• [Work to be completed]: Working from the top of the listing below, retype each line through the line containing "18223, 18163, 18144];", both included, with no pictures.

— START OF Input for this task —

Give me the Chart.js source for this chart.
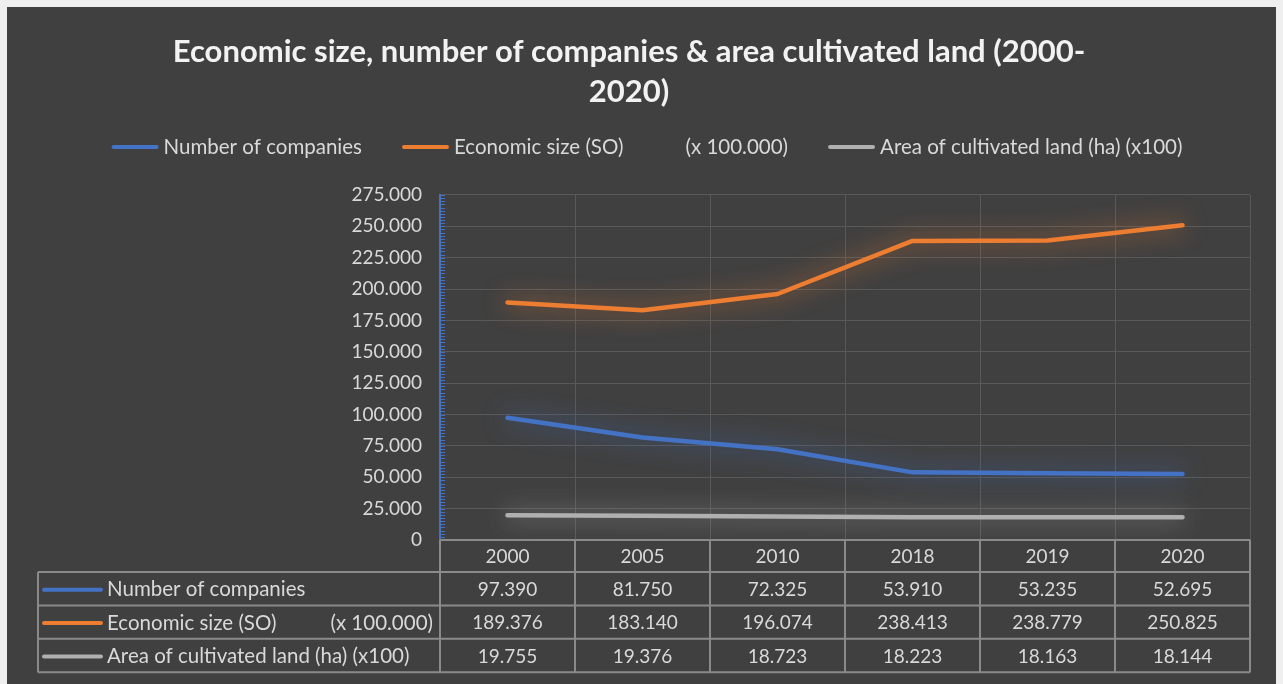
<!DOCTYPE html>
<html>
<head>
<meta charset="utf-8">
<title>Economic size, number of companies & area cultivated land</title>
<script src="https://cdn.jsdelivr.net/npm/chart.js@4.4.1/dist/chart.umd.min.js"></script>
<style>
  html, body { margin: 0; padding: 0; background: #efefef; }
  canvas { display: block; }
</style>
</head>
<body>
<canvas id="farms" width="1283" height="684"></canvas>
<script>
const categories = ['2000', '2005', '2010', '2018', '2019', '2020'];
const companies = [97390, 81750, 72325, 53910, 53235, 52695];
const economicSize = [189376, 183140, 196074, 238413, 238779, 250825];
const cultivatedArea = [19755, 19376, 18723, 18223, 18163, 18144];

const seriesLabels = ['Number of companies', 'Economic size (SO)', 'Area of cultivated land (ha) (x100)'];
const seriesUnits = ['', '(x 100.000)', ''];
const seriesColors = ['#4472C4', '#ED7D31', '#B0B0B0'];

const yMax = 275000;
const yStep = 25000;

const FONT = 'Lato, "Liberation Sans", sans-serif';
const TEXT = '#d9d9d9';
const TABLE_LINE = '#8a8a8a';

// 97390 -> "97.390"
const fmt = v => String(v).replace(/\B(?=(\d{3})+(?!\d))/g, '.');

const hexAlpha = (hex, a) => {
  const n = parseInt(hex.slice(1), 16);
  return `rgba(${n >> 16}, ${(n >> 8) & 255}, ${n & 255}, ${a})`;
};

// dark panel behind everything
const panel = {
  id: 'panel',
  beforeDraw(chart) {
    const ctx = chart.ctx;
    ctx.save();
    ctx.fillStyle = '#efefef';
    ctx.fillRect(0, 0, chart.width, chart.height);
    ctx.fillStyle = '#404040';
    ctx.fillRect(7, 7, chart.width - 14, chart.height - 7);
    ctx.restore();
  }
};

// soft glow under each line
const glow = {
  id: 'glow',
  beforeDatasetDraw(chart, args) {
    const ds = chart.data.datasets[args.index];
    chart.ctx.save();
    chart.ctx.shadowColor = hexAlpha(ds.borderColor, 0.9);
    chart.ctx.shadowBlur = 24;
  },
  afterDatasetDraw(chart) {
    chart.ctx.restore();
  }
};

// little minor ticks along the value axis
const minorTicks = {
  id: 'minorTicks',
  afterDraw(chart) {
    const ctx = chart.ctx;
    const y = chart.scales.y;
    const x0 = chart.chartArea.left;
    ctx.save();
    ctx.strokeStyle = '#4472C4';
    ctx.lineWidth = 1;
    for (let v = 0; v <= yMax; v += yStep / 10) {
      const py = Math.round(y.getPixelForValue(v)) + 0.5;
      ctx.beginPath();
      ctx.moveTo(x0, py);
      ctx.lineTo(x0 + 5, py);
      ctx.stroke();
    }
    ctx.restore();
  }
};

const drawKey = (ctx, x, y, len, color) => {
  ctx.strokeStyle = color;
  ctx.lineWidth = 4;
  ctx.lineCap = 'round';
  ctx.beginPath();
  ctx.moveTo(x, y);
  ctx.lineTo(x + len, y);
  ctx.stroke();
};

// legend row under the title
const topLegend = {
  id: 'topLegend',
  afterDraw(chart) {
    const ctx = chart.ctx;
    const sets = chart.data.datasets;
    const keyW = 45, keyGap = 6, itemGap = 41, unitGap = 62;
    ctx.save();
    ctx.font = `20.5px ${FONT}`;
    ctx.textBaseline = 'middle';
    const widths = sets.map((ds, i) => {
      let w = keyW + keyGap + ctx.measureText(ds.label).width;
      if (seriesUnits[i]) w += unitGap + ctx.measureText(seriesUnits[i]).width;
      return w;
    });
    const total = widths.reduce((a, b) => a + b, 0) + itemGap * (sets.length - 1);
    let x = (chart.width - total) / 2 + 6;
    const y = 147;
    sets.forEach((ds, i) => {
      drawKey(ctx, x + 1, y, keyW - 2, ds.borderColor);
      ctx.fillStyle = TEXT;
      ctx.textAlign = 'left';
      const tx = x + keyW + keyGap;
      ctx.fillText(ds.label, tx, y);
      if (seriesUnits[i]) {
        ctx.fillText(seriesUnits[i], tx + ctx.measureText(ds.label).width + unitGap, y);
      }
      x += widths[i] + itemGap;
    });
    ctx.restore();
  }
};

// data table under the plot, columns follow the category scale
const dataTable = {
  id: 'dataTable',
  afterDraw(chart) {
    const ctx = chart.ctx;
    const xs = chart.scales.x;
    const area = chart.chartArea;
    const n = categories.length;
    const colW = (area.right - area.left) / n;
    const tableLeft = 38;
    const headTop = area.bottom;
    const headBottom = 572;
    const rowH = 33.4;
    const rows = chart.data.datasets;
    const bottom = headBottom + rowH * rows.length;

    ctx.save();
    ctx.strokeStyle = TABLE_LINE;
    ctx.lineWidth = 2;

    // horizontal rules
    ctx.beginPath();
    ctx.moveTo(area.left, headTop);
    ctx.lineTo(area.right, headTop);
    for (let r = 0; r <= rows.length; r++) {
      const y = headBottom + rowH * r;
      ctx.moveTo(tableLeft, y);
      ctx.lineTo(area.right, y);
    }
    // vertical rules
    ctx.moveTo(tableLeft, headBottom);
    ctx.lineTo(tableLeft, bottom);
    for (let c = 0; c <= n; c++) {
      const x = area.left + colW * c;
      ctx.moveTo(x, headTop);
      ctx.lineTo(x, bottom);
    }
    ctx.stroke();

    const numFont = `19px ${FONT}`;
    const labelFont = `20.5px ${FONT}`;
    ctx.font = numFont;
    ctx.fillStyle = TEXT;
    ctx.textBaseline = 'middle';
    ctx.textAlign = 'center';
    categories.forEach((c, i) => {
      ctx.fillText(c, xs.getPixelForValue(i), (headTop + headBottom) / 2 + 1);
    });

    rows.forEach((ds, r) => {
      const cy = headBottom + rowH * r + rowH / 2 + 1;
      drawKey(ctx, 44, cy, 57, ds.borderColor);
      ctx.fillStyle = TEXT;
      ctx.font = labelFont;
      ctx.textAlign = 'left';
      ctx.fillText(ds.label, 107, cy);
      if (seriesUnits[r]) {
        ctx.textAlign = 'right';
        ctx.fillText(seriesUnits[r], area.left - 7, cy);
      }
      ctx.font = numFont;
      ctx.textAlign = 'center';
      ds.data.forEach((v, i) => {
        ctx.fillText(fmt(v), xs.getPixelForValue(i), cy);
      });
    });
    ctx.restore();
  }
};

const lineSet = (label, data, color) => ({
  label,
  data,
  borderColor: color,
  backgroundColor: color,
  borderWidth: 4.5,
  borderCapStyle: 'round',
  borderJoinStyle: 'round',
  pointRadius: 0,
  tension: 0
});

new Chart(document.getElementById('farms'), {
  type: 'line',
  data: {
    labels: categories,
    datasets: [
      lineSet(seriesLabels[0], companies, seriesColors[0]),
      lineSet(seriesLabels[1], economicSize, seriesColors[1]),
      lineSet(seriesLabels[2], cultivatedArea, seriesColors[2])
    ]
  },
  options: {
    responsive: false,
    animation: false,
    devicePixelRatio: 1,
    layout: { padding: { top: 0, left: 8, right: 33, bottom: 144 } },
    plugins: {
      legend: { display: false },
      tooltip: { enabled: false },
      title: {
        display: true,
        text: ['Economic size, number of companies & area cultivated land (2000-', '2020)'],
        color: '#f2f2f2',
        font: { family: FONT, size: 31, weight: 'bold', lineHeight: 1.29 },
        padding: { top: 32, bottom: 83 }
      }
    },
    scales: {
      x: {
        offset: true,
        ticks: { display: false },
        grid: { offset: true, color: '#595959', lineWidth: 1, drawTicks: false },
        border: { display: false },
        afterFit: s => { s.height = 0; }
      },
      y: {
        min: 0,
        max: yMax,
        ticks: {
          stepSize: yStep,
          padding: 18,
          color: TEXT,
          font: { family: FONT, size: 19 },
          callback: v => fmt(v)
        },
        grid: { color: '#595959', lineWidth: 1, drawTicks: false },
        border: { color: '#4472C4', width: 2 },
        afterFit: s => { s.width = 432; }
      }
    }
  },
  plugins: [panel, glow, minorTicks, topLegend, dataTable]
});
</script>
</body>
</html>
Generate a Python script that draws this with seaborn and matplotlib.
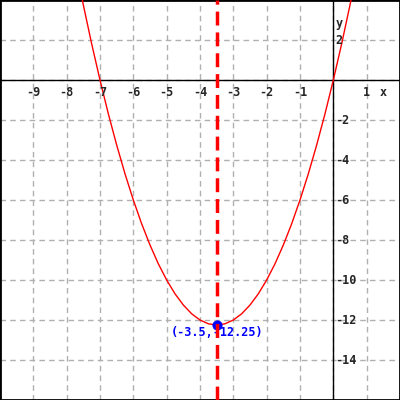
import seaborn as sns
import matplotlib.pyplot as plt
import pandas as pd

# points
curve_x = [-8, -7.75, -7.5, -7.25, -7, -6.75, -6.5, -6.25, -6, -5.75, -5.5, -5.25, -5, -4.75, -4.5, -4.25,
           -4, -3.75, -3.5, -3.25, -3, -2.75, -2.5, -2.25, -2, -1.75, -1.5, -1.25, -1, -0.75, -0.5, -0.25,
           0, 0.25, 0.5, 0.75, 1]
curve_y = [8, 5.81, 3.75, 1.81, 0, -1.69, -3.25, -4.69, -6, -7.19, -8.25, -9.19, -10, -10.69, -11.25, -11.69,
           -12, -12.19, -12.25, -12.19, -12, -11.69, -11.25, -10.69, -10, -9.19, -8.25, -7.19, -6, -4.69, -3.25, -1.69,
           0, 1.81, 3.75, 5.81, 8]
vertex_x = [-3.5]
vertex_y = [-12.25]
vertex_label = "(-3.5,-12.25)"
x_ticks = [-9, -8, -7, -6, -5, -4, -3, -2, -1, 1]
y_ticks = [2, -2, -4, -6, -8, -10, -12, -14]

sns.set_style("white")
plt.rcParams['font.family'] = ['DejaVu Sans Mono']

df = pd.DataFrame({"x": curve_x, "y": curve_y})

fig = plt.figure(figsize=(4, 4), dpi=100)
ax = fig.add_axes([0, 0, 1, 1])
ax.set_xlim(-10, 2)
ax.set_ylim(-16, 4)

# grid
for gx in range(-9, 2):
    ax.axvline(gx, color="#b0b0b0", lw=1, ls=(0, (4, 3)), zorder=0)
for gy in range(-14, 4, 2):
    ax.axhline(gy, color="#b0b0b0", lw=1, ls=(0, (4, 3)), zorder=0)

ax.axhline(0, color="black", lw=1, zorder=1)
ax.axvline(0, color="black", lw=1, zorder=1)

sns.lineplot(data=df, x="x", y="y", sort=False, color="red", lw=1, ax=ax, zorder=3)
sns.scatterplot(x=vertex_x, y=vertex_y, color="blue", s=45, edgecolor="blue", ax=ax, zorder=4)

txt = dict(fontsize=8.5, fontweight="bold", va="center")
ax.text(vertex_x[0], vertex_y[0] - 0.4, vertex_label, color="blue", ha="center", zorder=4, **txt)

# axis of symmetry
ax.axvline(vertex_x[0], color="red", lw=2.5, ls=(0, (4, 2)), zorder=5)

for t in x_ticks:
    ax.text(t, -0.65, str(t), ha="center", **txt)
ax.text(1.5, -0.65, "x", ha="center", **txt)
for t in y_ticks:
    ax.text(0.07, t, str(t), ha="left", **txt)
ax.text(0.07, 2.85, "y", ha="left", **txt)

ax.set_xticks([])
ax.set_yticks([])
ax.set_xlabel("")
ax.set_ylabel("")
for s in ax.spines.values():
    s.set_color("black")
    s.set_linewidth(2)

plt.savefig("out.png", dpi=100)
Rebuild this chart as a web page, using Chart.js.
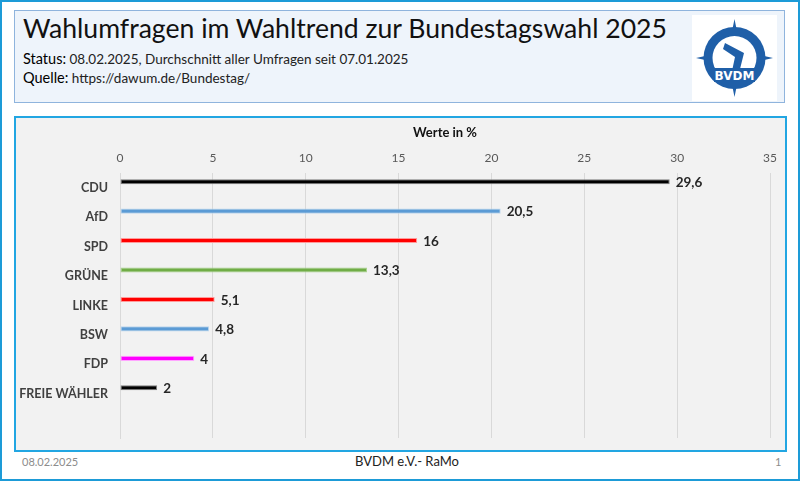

— END OF Input for this task —

• [Result of this task]:
Give me the Chart.js source for this chart.
<!DOCTYPE html>
<html>
<head>
<meta charset="utf-8">
<title>Economic size, number of companies & area cultivated land</title>
<script src="https://cdn.jsdelivr.net/npm/chart.js@4.4.1/dist/chart.umd.min.js"></script>
<style>
  html, body { margin: 0; padding: 0; background: #efefef; }
  canvas { display: block; }
</style>
</head>
<body>
<canvas id="farms" width="1283" height="684"></canvas>
<script>
const categories = ['2000', '2005', '2010', '2018', '2019', '2020'];
const companies = [97390, 81750, 72325, 53910, 53235, 52695];
const economicSize = [189376, 183140, 196074, 238413, 238779, 250825];
const cultivatedArea = [19755, 19376, 18723, 18223, 18163, 18144];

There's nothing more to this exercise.